For the second day, I am praising a short article by Business Insider, which in this case contains this gem of a graphic from Citi (click for larger image):

From Citi’s commentary:
The most profound implications stem from demand-led secular stagnation. In particular, that the zero bound is a problem in delivering actual stimulus while bubbles may help deliver demand (and so may be part of the toolkit and landscape for long horizons) but their ultimate collapse further entrenches the core yield declines.
Which ties up with my chart from yesterday, highlighting the structural decline in interest rates. Business Insider describes the phenomenon this way:
In other words, secular stagnation puts forward the idea that interest rates at 0% might not be low enough to sufficiently stimulate an economy facing a demand shortage as stark as what some economists think we’ve been grappling with since the crisis.
Nonetheless, while Citi has produced a great infographic, there are a couple of glaring omissions–and both come on the supply side. First, they omit the hypothesis that technology-driven productivity growth is suffering from diminishing returns. This is the thesis of the growth economist Bob Gordon, which I have blogged about frequently, including here and here.
Second, biophysical constraints are nowhere to be seen. Biophysical constraints come in a variety of forms from the very concrete, like resource depletion, to the more complex like biodiversity loss and the spending of carbon budgets.
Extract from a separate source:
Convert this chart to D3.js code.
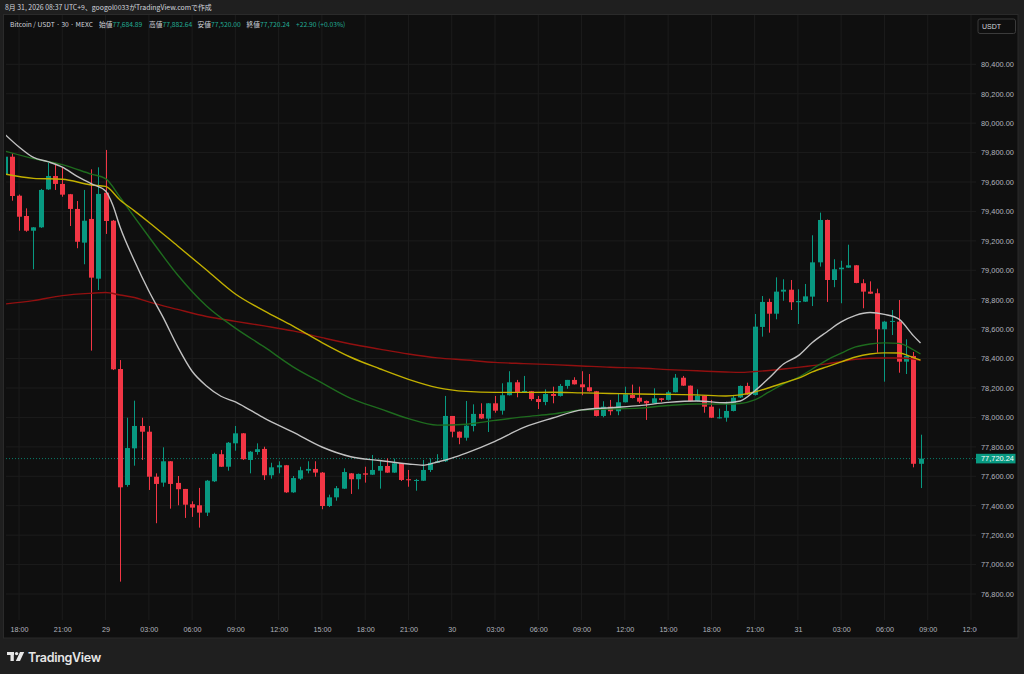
<!DOCTYPE html>
<html><head><meta charset="utf-8">
<script src="https://cdn.jsdelivr.net/npm/d3@7"></script>
<style>html,body{margin:0;padding:0;background:#1f1f1f;}svg{display:block}</style>
</head><body>
<svg id="c" width="1024" height="674"></svg>
<script>
// ---------- DATA ----------
const startTime = "2026-08-28T17:00"; // first 30-min candle (UTC+9)
const intervalMin = 30;
const openP = [79648,79772,79507,79369,79269,79292,79550,79641,79587,79517,79417,79188,79349,78943,79527,79337,78329,77541,77790,77942,77903,77597,77557,77702,77555,77514,77410,77403,77353,77566,77750,77665,77824,77892,77711,77765,77786,77607,77661,77675,77491,77584,77638,77650,77625,77398,77457,77516,77620,77580,77620,77611,77638,77670,77625,77688,77580,77570,77570,77643,77692,77702,78010,77903,77862,77942,78024,77992,78096,78046,78151,78239,78171,78178,78125,78105,78159,78146,78214,78255,78225,78205,78178,78010,78073,78042,78103,78153,78134,78112,78096,78130,78119,78171,78270,78216,78112,78148,78073,77994,77998,78044,78136,78214,78153,78615,78785,78705,78855,78868,78783,78787,78821,79054,79342,78934,79007,79018,79034,78912,78855,78844,78599,78649,78651,78379,78418,77684.89];
const highP = [79784,79795,79515,79421,79294,79553,79731,79727,79700,79519,79471,79546,79686,79700,79818,79342,78390,77998,78114,77998,77942,77620,77797,77704,77602,77514,77430,77521,77575,77760,77779,77833,77942,77894,77772,77824,77801,77692,77702,77677,77602,77665,77702,77702,77629,77475,77534,77654,77622,77619,77665,77745,77711,77722,77720,77690,77643,77582,77711,77722,77750,78146,78010,77905,78112,78089,78096,78098,78146,78232,78314,78255,78282,78180,78146,78191,78209,78227,78255,78273,78314,78295,78180,78110,78119,78164,78209,78223,78209,78115,78198,78132,78182,78295,78282,78217,78191,78149,78119,78060,78107,78153,78217,78236,78703,78825,78807,78952,78939,78934,78871,78907,79238,79392,79345,79075,79065,79174,79036,78939,78925,78875,78656,78730,78798,78531,78445,77882.64];
const lowP = [79641,79473,79269,79262,79007,79288,79546,79546,79500,79301,79150,79041,78454,78866,79247,78322,76884,77529,77672,77711,77507,77281,77529,77380,77403,77317,77324,77251,77330,77561,77663,77638,77774,77711,77620,77747,77575,77584,77620,77487,77487,77575,77620,77597,77376,77391,77434,77514,77480,77512,77557,77609,77516,77623,77623,77568,77529,77502,77568,77629,77690,77697,77865,77818,77842,77905,77989,77901,78032,78019,78149,78137,78170,78114,78057,78083,78096,78142,78195,78224,78151,78176,78007,78001,78015,78015,78102,78129,78096,77983,78095,78107,78115,78170,78214,78108,78108,78032,77996,77993,77971,78041,78132,78153,78149,78549,78576,78667,78793,78730,78635,78785,78757,79025,78785,78885,78776,79016,78912,78742,78839,78440,78243,78560,78304,78295,77661,77520.00];
const closeP = [79772,79505,79364,79269,79292,79546,79641,79587,79514,79417,79194,79337,78950,79519,79335,78327,77525,77792,77942,77903,77597,77548,77702,77548,77512,77407,77387,77353,77570,77752,77665,77828,77892,77716,77767,77784,77607,77661,77675,77491,77588,77641,77650,77625,77398,77457,77519,77629,77580,77616,77611,77643,77670,77625,77688,77575,77573,77575,77643,77692,77702,78010,77903,77862,77944,78024,77993,78096,78046,78151,78239,78173,78180,78125,78105,78159,78146,78214,78255,78225,78205,78178,78010,78073,78042,78103,78157,78132,78107,78096,78130,78119,78171,78270,78216,78112,78148,78073,77998,78001,78044,78134,78214,78156,78617,78785,78705,78855,78868,78783,78791,78823,79054,79342,78934,79007,79018,79034,78914,78855,78841,78599,78651,78656,78379,78418,77685,77720.24];

// moving-average lines at candle positions
const fastIdx = [0,2,4,6,8,10,12,14,15,16,18,20,22,24,26,28,30,32,34,36,40,44,48,52,56,58,60,62,64,68,72,76,80,84,88,92,96,100,102,104,106,108,110,112,114,116,118,120,122,124,126,127];
const maWhite = [79926,79838,79767,79738,79701,79640,79589,79539,79444,79296,79065,78859,78678,78481,78314,78214,78144,78105,78051,77996,77900,77799,77733,77707,77684,77675,77697,77724,77758,77838,77932,77996,78051,78066,78080,78102,78112,78100,78112,78180,78268,78363,78418,78509,78581,78649,78694,78713,78700,78668,78556,78506];
const maIdx = [0,4,8,12,14,16,18,20,24,28,32,36,40,44,48,52,56,60,64,68,72,76,80,84,88,92,96,100,102,104,106,108,110,112,114,116,118,120,122,124,126,127];
const maGreen = [79811,79759,79718,79654,79623,79497,79361,79228,78968,78757,78607,78479,78344,78235,78130,78060,77992,77948,77954,77980,78004,78023,78051,78057,78063,78081,78091,78091,78095,78119,78173,78228,78271,78329,78390,78437,78479,78499,78507,78503,78460,78431];
const maYellow = [79654,79625,79619,79580,79570,79478,79404,79327,79165,79002,78839,78724,78621,78509,78409,78331,78259,78203,78177,78170,78170,78171,78167,78163,78159,78157,78153,78146,78153,78173,78202,78234,78265,78309,78344,78378,78411,78431,78439,78438,78407,78390];
const maRed = [78771,78794,78828,78844,78849,78832,78815,78785,78734,78686,78653,78622,78588,78542,78499,78464,78431,78405,78390,78374,78366,78359,78350,78341,78336,78325,78317,78309,78306,78312,78319,78329,78340,78352,78364,78380,78395,78402,78404,78404,78397,78387];

const priceTicks = [76800,77000,77200,77400,77600,77800,78000,78200,78400,78600,78800,79000,79200,79400,79600,79800,80000,80200,80400];
const timeLabels = ["18:00","21:00","29","03:00","06:00","09:00","12:00","15:00","18:00","21:00","30","03:00","06:00","09:00","12:00","15:00","18:00","21:00","31","03:00","06:00","09:00","12:00"];
const lastPrice = 77720.24;

// ---------- CHART ----------
const svg = d3.select("#c");
const upC = "#089981", dnC = "#f23645";
const t0 = d3.utcParse("%Y-%m-%dT%H:%M")(startTime);
const tAt = i => d3.utcMinute.offset(t0, i * intervalMin);
const times = openP.map((_, i) => tAt(i));

const plotL = 6, plotR = 976, plotT = 15, plotB = 620;
const x = d3.scaleUtc().domain([t0, tAt(134)]).range([4.6, 971.0]);
const y = d3.scaleLinear().domain([76800, 80400]).range([594.0, 64.3]);

// panel
svg.append("rect").attr("x", 3.5).attr("y", 14.5).attr("width", 1014.5).attr("height", 623.5)
  .attr("fill", "#0f0f0f").attr("stroke", "#2a2a2a");

// header
svg.append("text").attr("x", 5).attr("y", 10).attr("fill", "#d1d4dc")
  .attr("font-family", "'Noto Sans CJK JP', sans-serif").attr("font-size", 6.9)
  .text("8月 31, 2026 08:37 UTC+9、googol0033がTradingView.comで作成");

const defs = svg.append("defs");
defs.append("clipPath").attr("id", "plot").append("rect")
  .attr("x", plotL).attr("y", plotT).attr("width", plotR - plotL).attr("height", plotB - plotT);
defs.append("clipPath").attr("id", "taxis2").append("rect")
  .attr("x", plotL).attr("y", -10).attr("width", plotR - plotL + 1).attr("height", 20);

// grid
const timeTicks = d3.utcHour.every(3).range(tAt(2), d3.utcMinute.offset(tAt(134), 1));
const grid = svg.append("g").attr("clip-path", "url(#plot)");
grid.selectAll(".hg").data(priceTicks).join("line")
  .attr("x1", plotL).attr("x2", plotR).attr("y1", d => y(d)).attr("y2", d => y(d))
  .attr("stroke", "#1c1c1c").attr("stroke-width", 1);
grid.selectAll(".vg").data(timeTicks).join("line")
  .attr("x1", d => x(d)).attr("x2", d => x(d)).attr("y1", plotT).attr("y2", plotB)
  .attr("stroke", "#1c1c1c").attr("stroke-width", 1);

// last price dotted line
svg.append("line").attr("x1", plotL).attr("x2", plotR).attr("y1", y(lastPrice)).attr("y2", y(lastPrice))
  .attr("stroke", upC).attr("stroke-width", 0.8).attr("stroke-dasharray", "1,2");

// candles
const plot = svg.append("g").attr("clip-path", "url(#plot)");
const cd = openP.map((o, i) => ({t: times[i], o, h: highP[i], l: lowP[i], c: closeP[i]}));
const bw = 5;
plot.selectAll(".wick").data(cd).join("line")
  .attr("x1", d => Math.round(x(d.t)) + 0.5).attr("x2", d => Math.round(x(d.t)) + 0.5)
  .attr("y1", d => y(d.h)).attr("y2", d => y(d.l))
  .attr("stroke", d => d.c >= d.o ? upC : dnC).attr("stroke-width", 1);
plot.selectAll(".body").data(cd).join("rect")
  .attr("x", d => Math.round(x(d.t)) + 0.5 - bw / 2).attr("width", bw)
  .attr("y", d => y(Math.max(d.o, d.c)))
  .attr("height", d => Math.max(1, y(Math.min(d.o, d.c)) - y(Math.max(d.o, d.c))))
  .attr("fill", d => d.c >= d.o ? upC : dnC);

// MA lines
const mkLine = (idx, vals, color) => {
  const pts = idx.map((k, j) => [tAt(k), vals[j]]);
  plot.append("path").datum(pts)
    .attr("d", d3.line().x(d => x(d[0])).y(d => y(d[1])).curve(d3.curveMonotoneX))
    .attr("fill", "none").attr("stroke", color).attr("stroke-width", 1.4);
};
mkLine(maIdx, maRed, "#921010");
mkLine(maIdx, maGreen, "#1e6b1e");
mkLine(maIdx, maYellow, "#c2b000");
mkLine(fastIdx, maWhite, "#c2c2c2");

// price axis
const yAxis = d3.axisRight(y).tickValues(priceTicks).tickSize(0).tickPadding(0)
  .tickFormat(d => d3.format(",.2f")(d));
const ya = svg.append("g").attr("transform", "translate(981,0)").call(yAxis);
ya.select(".domain").remove();
ya.selectAll("text").attr("fill", "#b2b5be").attr("font-size", 7.4)
  .attr("font-family", "'Liberation Sans', sans-serif");

// time axis
const xAxis = d3.axisBottom(x).tickValues(timeTicks).tickSize(0).tickPadding(0)
  .tickFormat((d, i) => timeLabels[i]);
const xa = svg.append("g").attr("transform", "translate(0,627)").call(xAxis);
xa.select(".domain").remove();
xa.selectAll("text").attr("fill", "#b2b5be").attr("font-size", 7.2)
  .attr("font-family", "'Liberation Sans', sans-serif");
xa.attr("clip-path", "url(#taxis2)");

// USDT box
svg.append("rect").attr("x", 978).attr("y", 19).attr("width", 37.5).attr("height", 14.5).attr("rx", 2)
  .attr("fill", "none").attr("stroke", "#3b3b3b");
svg.append("text").attr("x", 982).attr("y", 28.5).attr("fill", "#d1d4dc").attr("font-size", 7)
  .attr("font-family", "'Liberation Sans', sans-serif").text("USDT");

// last price tag
svg.append("rect").attr("x", 976).attr("y", y(lastPrice) - 4.8).attr("width", 39.5).attr("height", 9.6)
  .attr("fill", upC);
svg.append("text").attr("x", 981).attr("y", y(lastPrice) + 2.6).attr("fill", "#ffffff").attr("font-size", 7.4)
  .attr("font-family", "'Liberation Sans', sans-serif").text(d3.format(",.2f")(lastPrice));

// legend
const lg = svg.append("text").attr("y", 27).attr("font-family", "'Noto Sans CJK JP', sans-serif").attr("font-size", 6.7);
const teal = "#22ab94", lab = "#d1d4dc";
const parts = [
  [10, "Bitcoin / USDT · 30 · MEXC", lab],
  [99, "始値", lab], [112.5, d3.format(",.2f")(openP[openP.length-1]), teal],
  [149, "高値", lab], [162.5, d3.format(",.2f")(highP[highP.length-1]), teal],
  [197.5, "安値", lab], [211, d3.format(",.2f")(lowP[lowP.length-1]), teal],
  [246.5, "終値", lab], [260, d3.format(",.2f")(closeP[closeP.length-1]), teal],
  [296, "+22.90 (+0.03%)", teal]
];
parts.forEach(p => lg.append("tspan").attr("x", p[0]).attr("fill", p[2]).text(p[1]));

// TradingView logo
const logo = svg.append("g").attr("fill", "#e6e6e6");
logo.append("rect").attr("x", 7).attr("y", 652).attr("width", 7).attr("height", 3);
logo.append("rect").attr("x", 10.5).attr("y", 652).attr("width", 3.3).attr("height", 9);
logo.append("circle").attr("cx", 16.6).attr("cy", 653.6).attr("r", 1.7);
logo.append("polygon").attr("points", "20,652 24.2,652 20,661 15.8,661");
svg.append("text").attr("x", 28).attr("y", 661.5).attr("fill", "#e6e6e6")
  .attr("font-family", "Inter, sans-serif").attr("font-weight", 600).attr("font-size", 12.5)
  .attr("letter-spacing", -0.3).text("TradingView");
</script>
</body></html>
I will put the latter to one side as it is not at all clear that they are a significant cause of the current phase of secular stagnation (although they most certainly will be causing secular stagnation, or even worse, as the century progresses).
Resource constraints do, however, provide a smoking gun for the Great Recession since all manner of energy and raw material prices were spiking before the credit crisis hit.
But doesn’t the current slump in oil, copper and iron prices remove raw materials from the secular argument? Only if the slump in prices continues and economic growth is restored. This would allow us to disentangle the supply and demand side. In short, low current prices could be a reflection of anaemic demand, which fits into the top half of the Citi chart above.
Alternatively, what we could be seeing is a ratcheting up in raw material prices over an extended period of time. Natural resource depletion leads to higher prices, which in turn leads to a spur to innovation (think fracking). However, prices do not return to their former, inflation-adjusted levels. Depletion then continues to the point that it overwhelms the current technology gains, leading to another jump in prices. This then prompts new innovation, but again only sufficient to cause a temporary retreat in prices not a permanent lowering.
So the ratchet does have short downward phases, but these are purely punctuation marks within the long-term upward trend. Is this what we are seeing? We just don’t know, but this hypothesis is consistent with the pattern of prices since the 1990s.
Going back to the central concern, secular stagnation is a wider threat to our socio-political systems, which are entirely premised on economic growth. Our democratic institutions are founded on a two hundred year phase of rising living standards based on cheap energy and technological innovation. If living standards stop rising and innovation slows, then a lot of other things will change as well.